53Si l’affichage de lieux ironiques « a toujours une fonction narrative globale de suspens du sens, de construction d’un horizon d’attente problématique »43, on peut dire que Les Bienveillantes ne se veulent pas de prime abord une œuvre monument à la mémoire des victimes (et sans doute est-ce ce que l’on reproche à ce roman) mais une œuvre qui interroge l’énigme du mal et l’humanité. Ce faisant, c’est une œuvre humaniste et non pas nihiliste. Et le discours double qui est celui de l’ironie dit ici, à la fois, le discours impossible (l’indicible) et le discours malgré tout (parce qu’il faut bien continuer à témoigner).

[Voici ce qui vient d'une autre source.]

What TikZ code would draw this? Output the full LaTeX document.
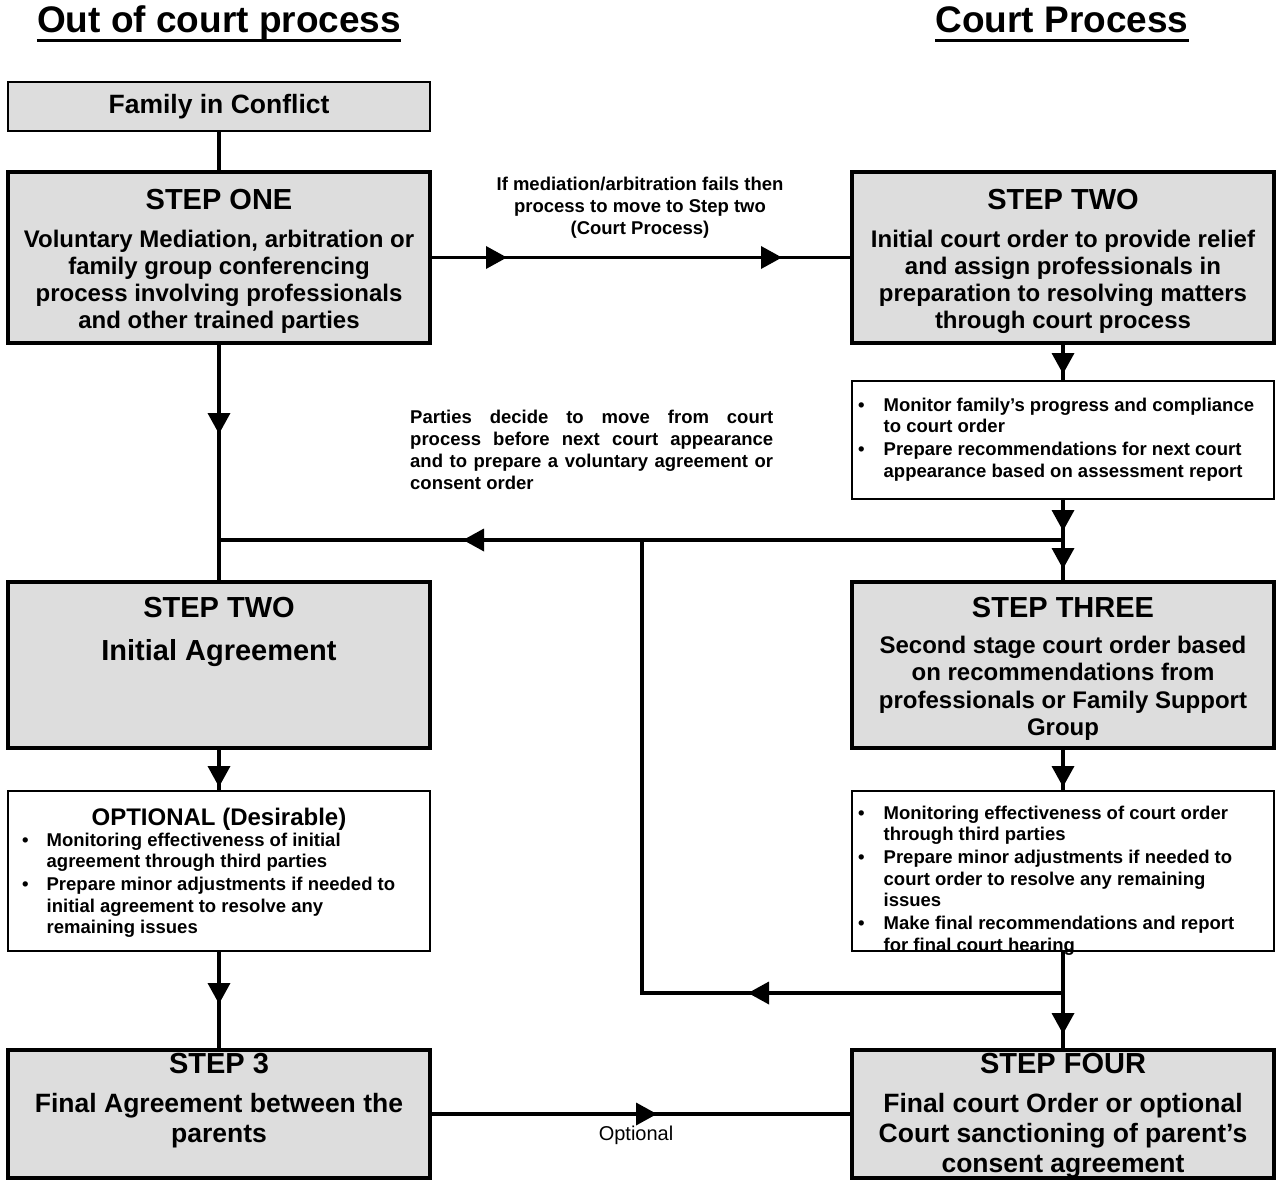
\documentclass[tikz,border=0pt]{standalone}
\usepackage{fontspec}
\setmainfont{Liberation Sans}
\usetikzlibrary{arrows.meta,decorations.markings}
\definecolor{boxgray}{RGB}{221,221,221}
\newcommand\fsz[2]{\fontsize{#1}{#2}\selectfont}
\tikzset{
  thickbox/.style={draw, line width=4pt, fill=boxgray, inner sep=0pt},
  thinbox/.style={draw, line width=2pt, fill=white, inner sep=0pt},
  conn/.style={line width=3.6pt},
  tipat/.style={postaction={decorate}, decoration={markings,
      mark=at position #1 with {\arrow{Triangle[length=21pt,width=22pt]}}}},
  twotips/.style 2 args={postaction={decorate}, decoration={markings,
      mark=at position #1 with {\arrow{Triangle[length=21pt,width=22pt]}},
      mark=at position #2 with {\arrow{Triangle[length=21pt,width=22pt]}}}},
  txt/.style={inner sep=0pt, font=\bfseries},
}
\begin{document}
\begin{tikzpicture}[x=1pt,y=-1pt]
\useasboundingbox[fill=white] (0,0) rectangle (1276,1182);

% headers
\node[txt, anchor=base, font=\bfseries\fsz{37}{44}] (hl) at (219,33) {Out of court process};
\node[txt, anchor=base, font=\bfseries\fsz{37}{44}] (hr) at (1062,33) {Court Process};
\draw[line width=3pt] ([yshift=-8pt]hl.base west) -- ([yshift=-8pt]hl.base east);
\draw[line width=3pt] ([yshift=-8pt]hr.base west) -- ([yshift=-8pt]hr.base east);

% boxes
\node[thinbox, fill=boxgray, minimum width=422pt, minimum height=49pt,
      font=\bfseries\fsz{26.5}{30}] (fam) at (219,106.5) {Family in Conflict};
\node[thickbox, minimum width=422pt, minimum height=171pt] (s1) at (219,257.5) {};
\node[thickbox, minimum width=422pt, minimum height=171pt] (s2r) at (1063,257.5) {};
\node[thinbox, minimum width=422pt, minimum height=118pt] (mon) at (1063,440) {};
\node[thickbox, minimum width=422pt, minimum height=166pt] (s2l) at (219,665) {};
\node[thickbox, minimum width=422pt, minimum height=166pt] (s3r) at (1063,665) {};
\node[thinbox, minimum width=422pt, minimum height=160pt] (opt) at (219,871) {};
\node[thinbox, minimum width=422pt, minimum height=160pt] (bul) at (1063,871) {};
\node[thickbox, minimum width=422pt, minimum height=128pt] (st3) at (219,1114) {};
\node[thickbox, minimum width=422pt, minimum height=128pt] (s4) at (1063,1114) {};

% junctions
\coordinate (J1) at (219,540);
\coordinate (J2) at (1063,540);
\coordinate (J3) at (642,540);
\coordinate (J4) at (642,993);
\coordinate (J5) at (1063,993);

% connectors
\draw[conn] (fam.south) -- (s1.north);
\draw[conn, twotips={75pt}{350pt}] (s1.east) -- (s2r.west);
\draw[conn, tipat=89pt] (s1.south) -- (J1) -- (s2l.north);
\draw[conn, tipat=29pt] (s2r.south) -- (mon.north);
\draw[conn, twotips={31pt}{69pt}] (mon.south) -- (s3r.north);
\draw[conn, tipat=600pt] (J2) -- (J1);
\draw[conn, tipat=315pt] (J5) -- (J4) -- (J3);
\draw[conn, tipat=37pt] (s3r.south) -- (bul.north);
\draw[conn, tipat=82pt] (bul.south) -- (s4.north);
\draw[conn, tipat=37pt] (s2l.south) -- (opt.north);
\draw[conn, tipat=52pt] (opt.south) -- (st3.north);
\draw[conn, tipat=225pt] (st3.east) -- (s4.west);

% texts (multi-line nodes: base = baseline of last line)
\node[txt, anchor=base, font=\bfseries\fsz{29}{33}] (s1h) at (219,210) {STEP ONE};
\node[txt, anchor=base, align=center, font=\bfseries\fsz{24}{27}] (s1b) at (219,328)
  {Voluntary Mediation, arbitration or\\family group conferencing\\process involving professionals\\and other trained parties};

\node[txt, anchor=base, font=\bfseries\fsz{29}{33}] (s2rh) at (1063,210) {STEP TWO};
\node[txt, anchor=base, align=center, font=\bfseries\fsz{24}{27}] (s2rb) at (1063,328)
  {Initial court order to provide relief\\and assign professionals in\\preparation to resolving matters\\through court process};

\node[txt, anchor=base, align=center, font=\bfseries\fsz{18.5}{22}] (medl) at (640,235)
  {If mediation/arbitration fails then\\process to move to Step two\\(Court Process)};

\node[txt, anchor=base west, font=\bfseries\fsz{18.5}{21.5}] (monb) at (858,411)
  {\begin{tabular}[t]{@{}l@{\hspace{19pt}}l@{}}
   \textbullet & Monitor family’s progress and compliance\\
    & to court order\\[1.5pt]
   \textbullet & Prepare recommendations for next court\\
    & appearance based on assessment report
   \end{tabular}};

\node[txt, anchor=north west, text width=363pt, align=justify, font=\bfseries\fsz{18.5}{22}] (part) at (410,410)
  {Parties decide to move from court\linebreak process before next court appearance\linebreak and to prepare a voluntary agreement or\linebreak consent order};

\node[txt, anchor=base, font=\bfseries\fsz{29}{33}] (s2lh) at (219,617.5) {STEP TWO};
\node[txt, anchor=base, font=\bfseries\fsz{29}{33}] (s2lb) at (219,660) {Initial Agreement};

\node[txt, anchor=base, font=\bfseries\fsz{29}{33}] (s3rh) at (1063,617.5) {STEP THREE};
\node[txt, anchor=base, align=center, font=\bfseries\fsz{24}{27.5}] (s3rb) at (1063,735.5)
  {Second stage court order based\\on recommendations from\\professionals or Family Support\\Group};

\node[txt, anchor=base, font=\bfseries\fsz{24}{28}] (opth) at (219,825) {OPTIONAL (Desirable)};
\node[txt, anchor=base west, font=\bfseries\fsz{18.5}{21.5}] (optb) at (22,846)
  {\begin{tabular}[t]{@{}l@{\hspace{18pt}}l@{}}
   \textbullet & Monitoring effectiveness of initial\\
    & agreement through third parties\\[1.5pt]
   \textbullet & Prepare minor adjustments if needed to\\
    & initial agreement to resolve any\\
    & remaining issues
   \end{tabular}};

\node[txt, anchor=base west, font=\bfseries\fsz{18.5}{21.5}] (bulb) at (858,819)
  {\begin{tabular}[t]{@{}l@{\hspace{19pt}}l@{}}
   \textbullet & Monitoring effectiveness of court order\\
    & through third parties\\[1.5pt]
   \textbullet & Prepare minor adjustments if needed to\\
    & court order to resolve any remaining\\
    & issues\\[1.5pt]
   \textbullet & Make final recommendations and report\\
    & for final court hearing
   \end{tabular}};

\node[txt, anchor=base, font=\bfseries\fsz{29}{33}] (st3h) at (219,1073.5) {STEP 3};
\node[txt, anchor=base, align=center, font=\bfseries\fsz{26.5}{30}] (st3b) at (219,1142)
  {Final Agreement between the\\parents};

\node[txt, anchor=base, font=\bfseries\fsz{29}{33}] (s4h) at (1063,1073.5) {STEP FOUR};
\node[txt, anchor=base, align=center, font=\bfseries\fsz{26.5}{30}] (s4b) at (1063,1172)
  {Final court Order or optional\\Court sanctioning of parent’s\\consent agreement};

\node[inner sep=0pt, anchor=base, font=\fsz{20}{24}] (optl) at (636,1140) {Optional};
\end{tikzpicture}
\end{document}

54Pour finir, nous pouvons nous livrer à notre tour au petit jeu qui consiste à rechercher des similitudes entre l’auteur et son personnage. Au moment où il lit l’article de Blanchot évoqué plus haut, le narrateur commente ainsi sa lecture : « A vrai dire, je ne comprenais pas grand chose à ce qu’il écrivait là. Mais cela éveillait en moi la nostalgie d’une vie que j’aurais pu avoir : le plaisir du libre jeu de la pensée et du langage, plutôt que la rigueur pesante de la Loi »44. Précisons que c’est parce que le narrateur a choisi de faire du droit et non de la littérature qu’il s’exprime ainsi. Mais tentons une transposition en disant qu’on peut voir dans l’écriture des Bienveillantes une écriture à la recherche d’un équilibre entre « le libre jeu de la pensée et du langage » et « la rigueur pesante de la Loi ».